L’altro tema è: la figura di Maria è servita, è vero, per tanti secoli, e in parte serve ancora oggi, a scaldare il cuore. Proprio perché in funzione antignostica, la figura di Maria, non si è mai potuto renderla possesso degli specialisti, ma appartiene alla gente: non è un sapere colto. I corsi di mariologia infatti fanno pena, perché c’è poco da dire. Ma la vita della gente è molto più piena di mariologia che di trinitaria. Ci sarà un motivo per cui lo Spirito Santo ha tolto ai sapienti e ha riservato ai poveri tutto questo? Dato che è abituato a fare scherzetti!

Riguardo alle apparizioni, la Chiesa riconosce ufficialmente solo le apparizioni di Lourdes e di Fatima ed è propensa ad accettare come veritiere le apparizioni di La Salette e di Guadalupe. Proprio perché questo è un sapere popolare segue molto l’istinto, la situazione culturale, la paura, la capacità di espressione di una situazione popolare. E regolarmente le apparizioni si moltiplicano in tutti i tempi in cui c’è una incapacità di governo della Chiesa. Questo è un modo molto comprensibile di farsi coraggio quando ci si sente abbandonati. Questa religione è una religione umana: sa che esistono la paura, la solitudine, il senso d’impotenza e dunque in questo contesto pur avendo la percezione di fare quasi un gesto magico accendendo una candela, so che questa non è verità di fede, è un gesto umano.

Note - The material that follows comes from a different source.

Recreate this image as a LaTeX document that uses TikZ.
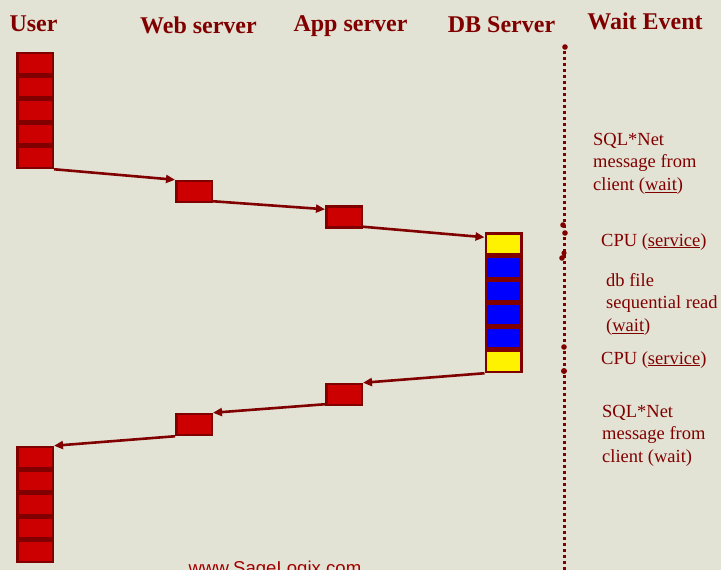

Rispetto alle apparizioni la Chiesa fa il discorso che, ad es. a Lourdes l’apparizione c’è stata ed è stata come una forma della Provvidenza Divina, come uno dei tanti modi in cui Dio si prende cura della storia. Un’apparizione può dire solo due cose: o le stesse cose che ha già detto Gesù oppure dice cose diverse, e allora non serve. L’insegnamento della Chiesa rispetto a Lourdes è che sia diventato un luogo, una casa, un punto di riferimento per tutti coloro che soffrono e dove la sofferenza trova il suo spazio nella preghiera, nell’invocazione; un luogo dove avere il coraggio del desiderio della propria guarigione. Un luogo dove tutto questo prende la forma della testimonianza di fede, non solo nei miracoli, ma della fede della gente che ci va.